Ladybird, one of the Greenville Zoo's African elephants, is undergoing treatment and close observation for a medical condition, zoo officials said.
Officials said one of the keepers was bringing Ladybird inside when he noticed something out of the ordinary. As a result, she has been receiving supportive care, including oral fluids and high fiber foods. She may also be taken off exhibit, officials said, while she recovers.
"Ladybird has shown signs of improvement today, she is bright, alert and responding well to her keepers," said Dr. Heather Miller, Greenville Zoo deputy administrator for animal health on Sunday. "Tests show that she is also staying hydrated, but we will be watching her condition very closely."
Zoo spokesman Jeff Bullock didn't specify exactly what the illness was but confirmed Ladybird is still undergoing medical care on Monday night.
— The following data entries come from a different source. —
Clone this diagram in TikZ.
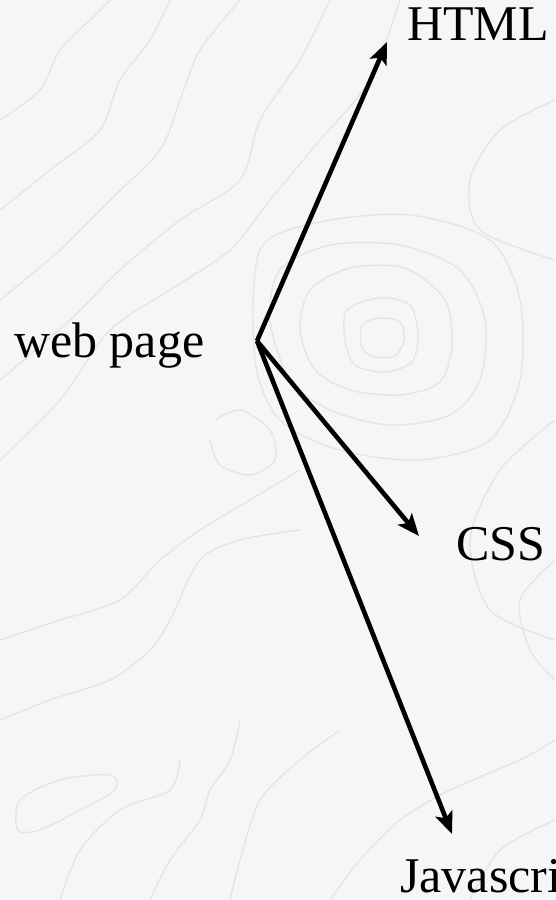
\documentclass[tikz,border=0pt]{standalone}
\usepackage{fontspec}
\setmainfont{Liberation Serif}
\usetikzlibrary{arrows.meta}

\definecolor{paper}{HTML}{F5F6F8}
\definecolor{contour}{HTML}{E4E5E9}

\tikzset{
  label text/.style={inner sep=0pt, font=\fontsize{50}{52}\selectfont, text=black},
  branch/.style={line width=4.6pt, draw=black, -{Stealth[length=22pt,width=18pt,inset=5pt]}},
  topo/.style={draw=contour, line width=1.4pt},
}

\begin{document}
\begin{tikzpicture}[x=1pt, y=-1pt]
  \useasboundingbox (0,0) rectangle (555,900);
  \clip (0,0) rectangle (555,900);
  \fill[paper] (0,0) rectangle (555,900);

  % faint topographic backdrop
  \begin{scope}[topo]
    % nested rings right of the hub
    \draw plot[smooth cycle] coordinates {(362,325) (380,318) (400,322) (404,340) (395,356) (375,357) (362,348)};
    \draw plot[smooth cycle] coordinates {(347,310) (380,298) (410,305) (418,335) (412,362) (385,372) (355,365) (345,340)};
    \draw plot[smooth cycle] coordinates {(310,290) (350,268) (405,268) (445,300) (452,345) (440,382) (400,395) (350,390) (315,370) (300,330)};
    \draw plot[smooth cycle] coordinates {(280,270) (330,245) (400,245) (460,270) (485,320) (480,380) (450,415) (390,425) (330,410) (290,380) (270,320)};
    \draw plot[smooth cycle] coordinates {(260,250) (320,222) (410,215) (490,240) (520,300) (520,380) (490,440) (420,460) (340,450) (280,420) (255,360)};
    % diagonal sweeps, upper left
    \draw plot[smooth] coordinates {(0,120) (40,90) (60,50) (90,20) (110,0)};
    \draw plot[smooth] coordinates {(0,210) (50,170) (100,130) (120,80) (150,40) (170,0)};
    \draw plot[smooth] coordinates {(0,300) (60,250) (110,200) (160,150) (180,100) (200,50) (240,0)};
    \draw plot[smooth] coordinates {(0,380) (70,320) (120,270) (180,220) (240,180) (260,120) (300,60) (330,0)};
    \draw plot[smooth] coordinates {(0,460) (60,400) (110,330) (170,290) (230,250) (270,200) (320,140) (370,80) (400,0)};
    \draw plot[smooth] coordinates {(215,420) (240,410) (270,430) (275,460) (250,475) (220,465) (210,440)};
    % right edge
    \draw plot[smooth] coordinates {(555,100) (500,130) (470,180) (480,230) (555,260)};
    \draw plot[smooth] coordinates {(555,420) (500,470) (470,540) (490,610) (555,640)};
    \draw plot[smooth] coordinates {(555,560) (520,600) (530,650) (555,680)};
    % lower left
    \draw plot[smooth] coordinates {(0,640) (60,620) (120,600) (160,560) (200,530) (250,500) (300,470)};
    \draw plot[smooth] coordinates {(0,720) (50,700) (110,680) (150,650) (170,620) (200,560) (240,540) (300,530)};
    \draw plot[smooth] coordinates {(60,900) (80,850) (120,810) (170,790) (180,760)};
    \draw plot[smooth] coordinates {(150,900) (170,860) (200,820) (210,790) (230,760) (240,720)};
    \draw plot[smooth] coordinates {(230,900) (240,860) (260,800) (300,760) (340,730)};
    \draw plot[smooth cycle] coordinates {(20,800) (60,780) (110,775) (115,790) (80,810) (40,830) (18,830)};
    % lower right
    \draw plot[smooth] coordinates {(330,900) (360,860) (400,820) (450,790) (520,760) (555,740)};
    \draw plot[smooth] coordinates {(555,820) (500,850) (470,900)};
  \end{scope}

  % hub and arrow targets
  \coordinate (hub) at (257,341);
  \coordinate (toHTML) at (387,42);
  \coordinate (toCSS) at (419,536);
  \coordinate (toJS) at (452,834);

  % labels
  \node[label text, anchor=base west] (webpage) at (14,357) {web page};
  \node[label text, anchor=base west] (html) at (407,40) {HTML};
  \node[label text, anchor=base west] (css) at (456,560) {CSS};
  \node[label text, anchor=base west] (js) at (400,892) {Javascript};

  % branches
  \draw[branch] (hub) -- (toHTML);
  \draw[branch] (hub) -- (toCSS);
  \draw[branch] (hub) -- (toJS);
\end{tikzpicture}
\end{document}
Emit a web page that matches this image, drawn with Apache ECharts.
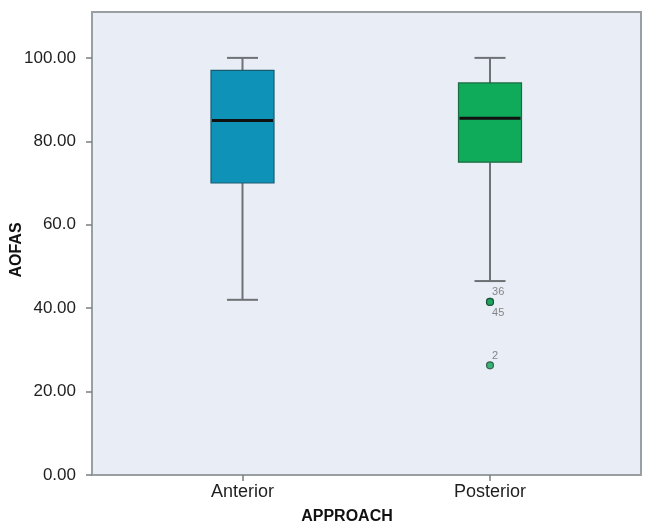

Greenville Zoo staff are working with medical teams from other regional animal parks and zoos to treat the animal.
"We have been amazed at the overwhelming support received from local resources, including veterinarians, other AZA accredited zoos and city departments who are all working toward a single goal of ensuring Ladybird has the best care possible," said Greenville Zoo Director Jeff Bullock. "Our dedicated team will continue to work together to make sure Ladybird's medical and psychological needs are met during her illness."
Ladybird, who is almost 44 years old, is considered elderly. Bullock said the median life expectancy of African elephants is 37.9 years. She has been a part of the zoo family since 2006, Bullock said.
Officials said Joy, the Greenville Zoo's other female African elephant, is healthy and will remain on exhibit.